The proposals have been for Palestinian groups to disarm in return for Israel halting its current onslaught, but keeping the siege and its ability to resume the onslaught whenever it chooses.

Despite the corporate media’s best efforts, global public sympathy for Palestinians has risen dramatically with the rising body count.

On July 30, 60 Australian parliamentarians signed a statement condemning Israeli violence, which noted: “In the last two days, Palestinian children have been killed at a rate of one per hour.”

However, the statement also said: “The rockets fired from Gaza are not in any way justified and insofar as they threaten and harm civilians are illegal under international law.

“However, these imprecise rockets cannot be compared with the broad-scale bombing of Gaza by Israel which has one of the world’s largest military forces.”

It is false to say that they are breaching international law or targeting civilians. Also, in a conflict between an apartheid state (in which only one ethnic group enjoys full rights) and a subject population whose ethnicity excludes them from full rights, calling on both sides to lay down their arms is a mistaken approach. 

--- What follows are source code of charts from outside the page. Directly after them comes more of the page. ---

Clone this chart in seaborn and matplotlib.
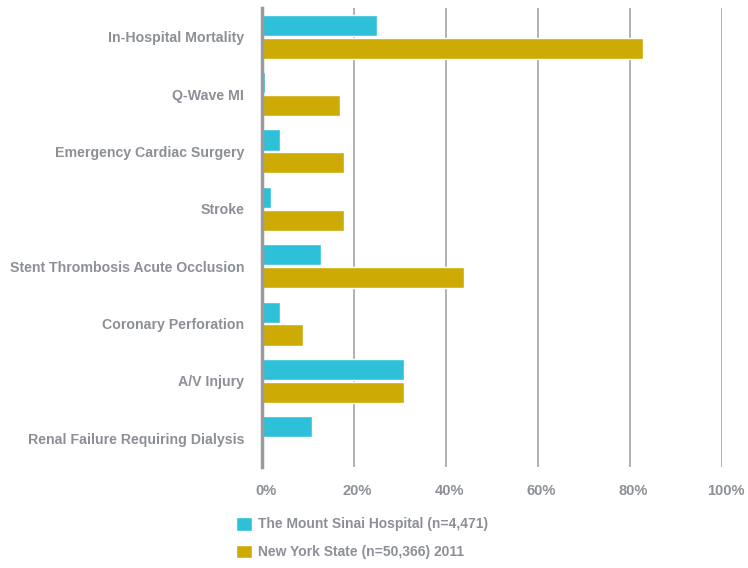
import matplotlib
matplotlib.use("Agg")
import matplotlib.pyplot as plt
import matplotlib.transforms as mtransforms
import seaborn as sns
import pandas as pd

# data
categories = [
    "In-Hospital Mortality",
    "Q-Wave MI",
    "Emergency Cardiac Surgery",
    "Stroke",
    "Stent Thrombosis Acute Occlusion",
    "Coronary Perforation",
    "A/V Injury",
    "Renal Failure Requiring Dialysis",
]
series_names = ["The Mount Sinai Hospital (n=4,471)", "New York State (n=50,366) 2011"]
sinai_values = [25, 0.7, 4, 2, 13, 4, 31, 11]
nys_values = [83, 17, 18, 18, 44, 9, 31, 0]
x_ticks = [0, 20, 40, 60, 80, 100]
x_tick_labels = ["0%", "20%", "40%", "60%", "80%", "100%"]

palette = {series_names[0]: "#2EC0D9", series_names[1]: "#CEAA04"}
text_color = "#8C9096"

df = pd.DataFrame({
    "Category": categories * 2,
    "Value": sinai_values + nys_values,
    "Series": [series_names[0]] * len(categories) + [series_names[1]] * len(categories),
})

sns.set_theme(style="white")
plt.rcParams["font.family"] = ["Liberation Sans", "DejaVu Sans"]
plt.rcParams["font.weight"] = "bold"

fig = plt.figure(figsize=(7.48, 5.68), dpi=100)
ax = fig.add_axes([0.3496, 0.1778, 0.6150, 0.8081])

sns.barplot(data=df, y="Category", x="Value", hue="Series", palette=palette,
            order=categories, hue_order=series_names, width=0.8, gap=0.08,
            saturation=1, ax=ax, legend=True)

ax.set_xlim(0, 100)
ax.set_ylim(len(categories) - 0.5, -0.5)
ax.set_xticks(x_ticks)
ax.set_xticklabels(x_tick_labels)
ax.set_xlabel("")
ax.set_ylabel("")
ax.xaxis.grid(True, color="#A3A3A3", linewidth=1.2)
ax.set_axisbelow(True)
for s in ["top", "right", "bottom"]:
    ax.spines[s].set_visible(False)
ax.spines["left"].set_color("#9A9A9E")
ax.spines["left"].set_linewidth(2.5)
ax.spines["left"].set_zorder(5)
ax.tick_params(axis="y", length=0, pad=12.5, labelsize=10.2, labelcolor=text_color)
ax.tick_params(axis="x", length=0, pad=12, labelsize=10.5, labelcolor=text_color)

# x tick labels sit a little right of their gridlines in the reference
shift = mtransforms.ScaledTranslation(4 / 100, 0, fig.dpi_scale_trans)
for lab in ax.get_xticklabels():
    lab.set_transform(lab.get_transform() + shift)

handles, labels = ax.get_legend_handles_labels()
ax.get_legend().remove()
fig.legend(handles, labels, loc="upper left", bbox_to_anchor=(0.3155, 0.090),
           frameon=False, borderpad=0, borderaxespad=0, handlelength=1.15,
           handleheight=1.15, handletextpad=0.45, labelspacing=0.95,
           fontsize=10, labelcolor=text_color)

fig.savefig("out.png", dpi=100)
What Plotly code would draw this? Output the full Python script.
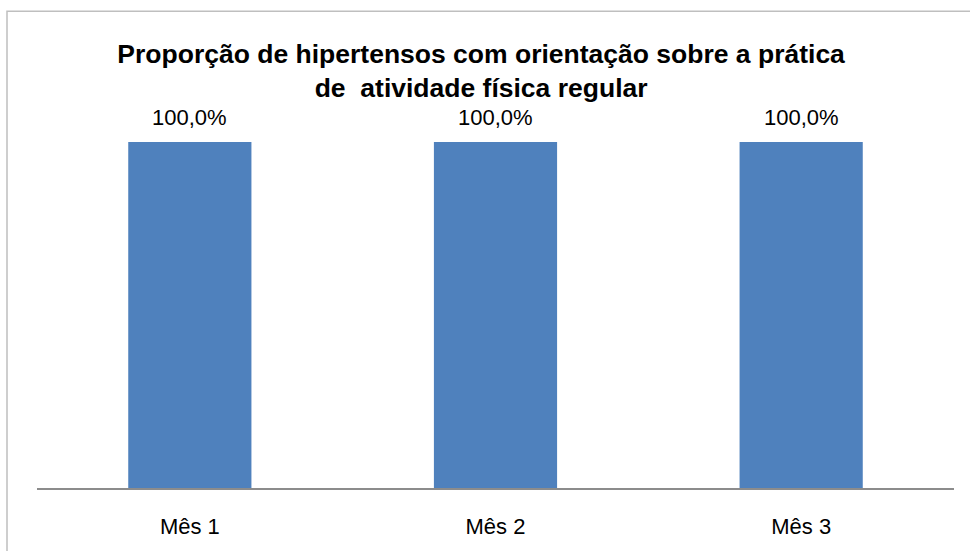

A July 21 resolution by the Australian Greens, while generally supportive of Palestinians and opposing Israeli violence, supported “Amnesty International’s calls for the UN to impose a comprehensive arms embargo on Israel, Hamas, and Palestinian armed groups”.

Israel has one of the biggest and most technologically sophisticated arms industries in the world. Not only does it export weapons worldwide but major powers such as the US buy some of their most advanced weapons from Israel.

An embargo would not diminish Israel's capacity to massacre civilians.

On the other hand, an embargo on Hamas and other Palestinian armed groups would inevitably mean tightening the siege on Gaza.